Now we will apply the* *Louvain community detection algorithm to separate methods and properties into groups based on how much they access each other.

CALL algo.louvain('','ACCESS',{write:true,writeProperty:'community'}) YIELD nodes,communityCount,iterations,loadMillis,computeMillis,writeMillis

We also want to visually see the detected groups, so we will use a technique that exploits the force directed visualization available in the Neo4j browser. What we want is to create relationships that connect together all the members of the same communities.

MATCH (m),(n) WHERE m.community=n.community AND m.name<>n.name MERGE (m)-[:FRIEND]-(n)

And now we look at the groups. For the next query it’s better to uncheck the flag ‘Connect result nodes’ in the Neo4j Browser settings panel. This will prevent the browser from showing the ACCESS relations.

MATCH p=(m)-[r:FRIEND|ACCESS]-(n) RETURN p

Of course this is clearly not the best example to demonstrate the power of this algorithm, but it’s small enough to show the process. The results are much better and useful on bigger classes with more members.

Here is the resulting graph:

Another option is to look at both the ACCESS and FRIEND relationships, which gives more information but is also harder to reason about. To do this we use this query:

MATCH (m)-[r:FRIEND|ACCESS]-(n) RETURN m,n,r

Which results in this visualization:

My approach at this point would be to refactor the class extracting the most independent group, possibly including at least one property.

My choice based on that criteria would be the greet and greetFormally methods and someString property. By doing that we isolate the string functionality in a separate object, and we only need to replace one connection, which is the accessBoth method accessing the property.

The steps are simple: we start by creating a new class with an appropriate name and creating an instance of that inside the old class.

There is also the option of extracting a base class, but in my opinion it is only appropriate when many classes share the same set of members.

class StringManipulator{
}

class Demo{
    [...]
	stringManipulator=new StringManipulator();
    [...]
}

After that we copy all the chosen members from the old class to the new one, and we also copy the relevant part of the constructor:

class StringManipulator{
	greet() [...]
	greetFormally() [...]
	someString:string [...]
	constructor(s:string){ [....] }
}

Up to now the compiler should not be complaining, and we could run tests to verify that nothing is broken.

So let’s start breaking things: we remove all the declarations that have been copied and we replace the references with methods and properties into the stringManipulator object.

For example:

accessBoth(){
	console.log(‘hello ‘+this.stringManipulator.someString [...]);
	[...]
}

The compiler and the unit tests will help and accelerate the process.

After the class has been refactored and tested we can decide that we are already satisfied or simply restart the process again.
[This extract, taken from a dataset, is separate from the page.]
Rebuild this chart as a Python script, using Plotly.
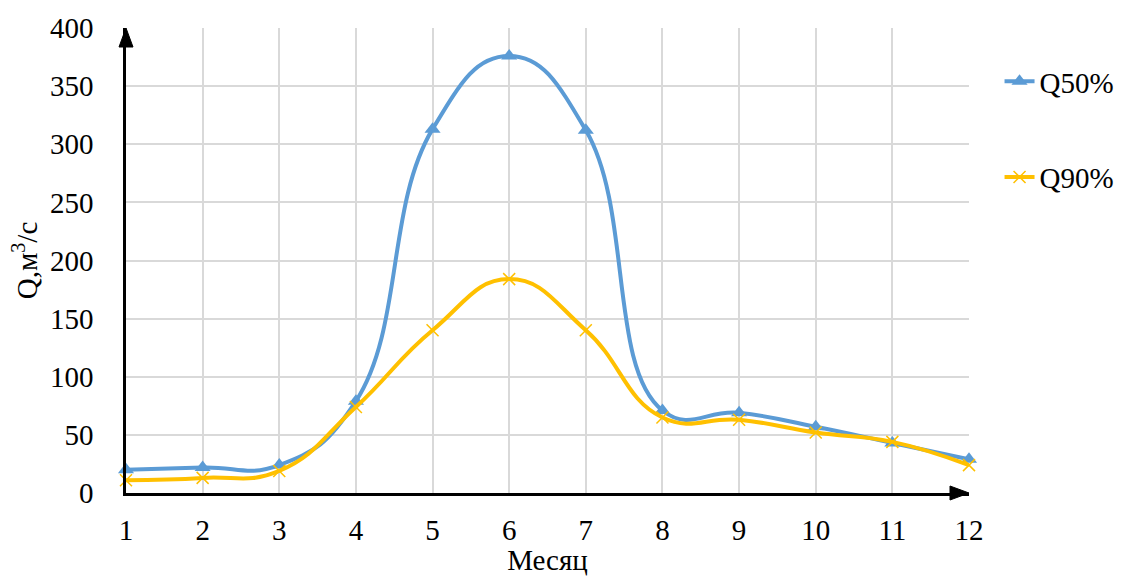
import plotly.graph_objects as go

months = [1, 2, 3, 4, 5, 6, 7, 8, 9, 10, 11, 12]
q50 = [20, 22, 24, 79, 313, 376, 312, 71, 69, 57, 43, 29]
q90 = [11, 13, 19, 74, 140, 184, 140, 65, 63, 52, 44, 24]
tick_vals_y = [0, 50, 100, 150, 200, 250, 300, 350, 400]

font_family = "Liberation Serif, Times New Roman, serif"

fig = go.Figure()
fig.add_trace(go.Scatter(
    x=months, y=q50, name="Q50%", mode="lines+markers",
    line=dict(color="#5B9BD5", width=4, shape="spline", smoothing=1.3),
    marker=dict(symbol="triangle-up", size=14, color="#5B9BD5"),
    legendgroup="a", cliponaxis=False,
))
fig.add_trace(go.Scatter(
    x=months, y=q90, name="Q90%", mode="lines+markers",
    line=dict(color="#FFC000", width=4, shape="spline", smoothing=1.3),
    marker=dict(symbol="x-thin", size=12, color="#FFC000",
                line=dict(color="#FFC000", width=1.5)),
    legendgroup="b", cliponaxis=False,
))

# axis arrowheads (pixel-sized shapes anchored to the plot-area corners, not clipped)
fig.add_shape(type="path", xref="paper", yref="paper", xsizemode="pixel", ysizemode="pixel",
              xanchor=1, yanchor=0, path="M 0 0 L -19 7 L -19 -7 Z",
              fillcolor="black", line=dict(color="black", width=1), layer="above")
fig.add_shape(type="path", xref="paper", yref="paper", xsizemode="pixel", ysizemode="pixel",
              xanchor=0, yanchor=1, path="M 0 0 L -7 -19 L 7 -19 Z",
              fillcolor="black", line=dict(color="black", width=1), layer="above")

fig.update_layout(
    width=1130, height=576,
    margin=dict(l=126, r=160, t=28, b=83),
    paper_bgcolor="white", plot_bgcolor="white",
    font=dict(family=font_family, size=29, color="black"),
    showlegend=True,
    legend=dict(x=1.035, y=0.94, xanchor="left", yanchor="top",
                tracegroupgap=55, font=dict(size=29), itemwidth=30,
                bgcolor="rgba(0,0,0,0)"),
    xaxis=dict(range=[1, 12], tickvals=months, showgrid=True, gridcolor="#D9D9D9",
               gridwidth=1.5, showline=True, linecolor="black", linewidth=2.5,
               zeroline=False, ticks="outside", ticklen=9, tickcolor="rgba(0,0,0,0)",
               automargin=False,
               title=dict(text="Месяц", standoff=2, font=dict(size=29))),
    yaxis=dict(range=[0, 400], tickvals=tick_vals_y, showgrid=True, gridcolor="#D9D9D9",
               gridwidth=1.5, showline=True, linecolor="black", linewidth=2.5,
               zeroline=False, ticks="outside", ticklen=24, tickcolor="rgba(0,0,0,0)",
               automargin=False,
               title=dict(text="Q,м<sup>3</sup>/с", standoff=4, font=dict(size=29))),
)

fig.write_html("out.html")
If we want to do that we will need to remove the old graph with the query:

MATCH (n) DETACH DELETE n

Conclusions

A graph-assisted approach to code refactoring, as demonstrated in this little tutorial, can be a very useful technique in giving new life to projects that have become difficult to maintain. Please comment if you have other ideas of how to take advantage of graphs in the development of a software project!

If you want to know more about refactoring I suggest the classic book “Refactoring” from M. Fowler.